2.2The author also submits that, on 22 December 2013, the Tynda City Court placed him in pretrial detention. On 5 May 2015, the Amursk Regional Court found him guilty of murdering four people and sentenced him to life imprisonment in a special regime correctional facility. The court retained 17 December 2013 as the date of his arrest. The author appealed to the Supreme Court on 13 May and 18 June 2015, claiming that the trial court decision was unlawful, in particular as the court had retained as evidence his confession obtained under duress while he was detained unlawfully by the police. On 11 August 2015, the Supreme Court rejected the appeal. In doing so, the court noted that the author had signed his confession in the presence of a lawyer, that he had made no complaints against the police during the investigation and that the fact that he had been detained as of 17 December 2013 was taken into account when calculating his sentence.
2.3The author submitted a cassation appeal to the Supreme Court on 28 July 2016, which was rejected on 26 October 2016. On 23 November 2016, he submitted a request for a supervisory review to the Supreme Court, which was rejected on 9 December 2016.
2.4On 25 November 2016, the author filed an appeal with the Amursk Regional Court, pointing out that his actual detention had started on 12 December 2013, not on 17 December 2013, and thus his sentence had to be reviewed. In reply, on an unspecified date, the court explained that nothing on file could confirm the author’s claims about the date of his arrest.
2.5The author further submits that, on 17 February 2016, he filed a civil claim with the Tynda City Court, seeking damages for his unlawful detention and the poor conditions of detention in the temporary detention centre. On 24 May 2016, the Tynda City Court heard the case in the absence of the parties. It rejected the appeal, noting that the author had failed to present evidence in support of his claims, while nothing on file supported his allegations about unlawful detention. On 8 August 2016, the author filed a further appeal with the Amursk Regional Court, which was rejected as time-barred on 21 September 2016.

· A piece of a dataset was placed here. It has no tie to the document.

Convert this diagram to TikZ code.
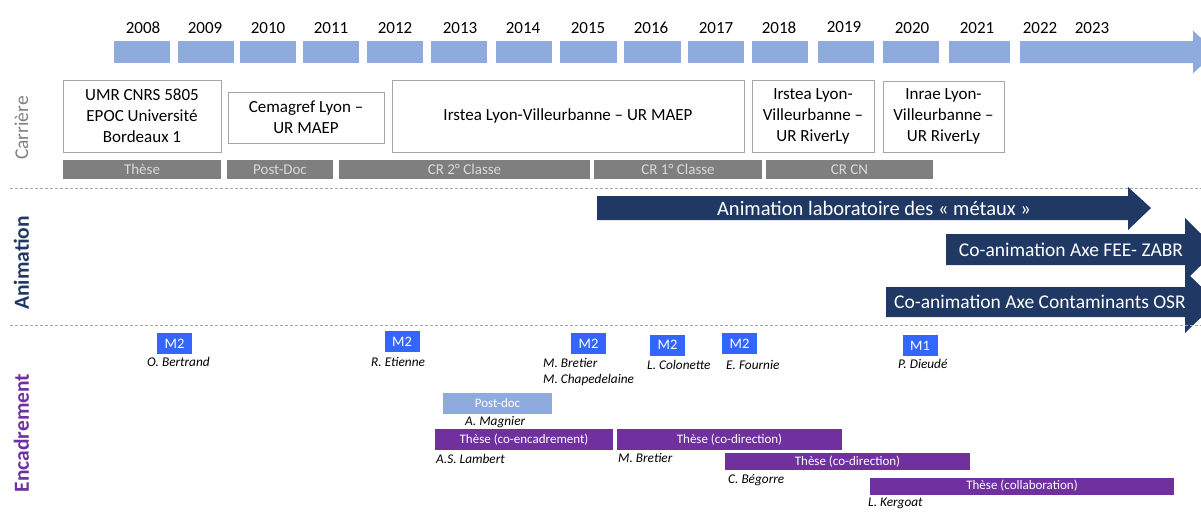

2.6The author claims that he has exhausted all available domestic remedies. He asks the Committee to conclude that there has been a violation of his rights and to determine adequate compensation for the damages he suffered.
3.1The author claims that, in violation of article 9 (1–5) of the Covenant, he was detained by the police on 12 December 2013 at the Tynda temporary detention facility, with no reasons or grounds, his arrest was not recorded and he was presented with no charges. In fact, the record of his arrest was only drawn up on 20 December 2013. On 22 December 2013, the Tynda City Court ordered the author’s placement in custody. The author claims that, during the trial, the court determined that he had actually been apprehended on 17 December and that that served as a starting point for the calculation of his conviction. Thus, his arrest was unlawful, he did not receive an explanation of the reasons for it, he was not charged and he was not brought promptly before a judge to decide on his detention.
3.2The author further claims that the trial was held in an accusatory manner, in violation of article 14 (1) of the Covenant. In court, he claimed in vain that his arrest had been unlawful and that he had been forced under duress and psychological pressure to confess to a very serious crime. According to the author, the judgment of 5 May 2015 is unlawful and the trial was unfair, in particular given that the court retained 17 December as the date of his apprehension.
3.3The author also claims a violation of his rights under article 14 (3) (e), read together with article 7, of the Covenant. He asked the Tynda City Court to compensate him for the damages he suffered in connection with his unlawful arrest, the impossibility of seeing his relatives, the fact that the cell was not equipped with a chair or table, had insufficient light and ventilation and that there were no partitions between the toilets. He also asked the court to examine his claim in his presence. However, on 24 May 2016, in his absence, the court rejected his appeal. The author claims that this decision was unlawful. Without further substantiation, the author claims that, in addition, the court failed to interrogate direct witnesses who would have been able to confirm the violation of the author’s procedural rights, contrary to article 14 (3) (e) of the Covenant.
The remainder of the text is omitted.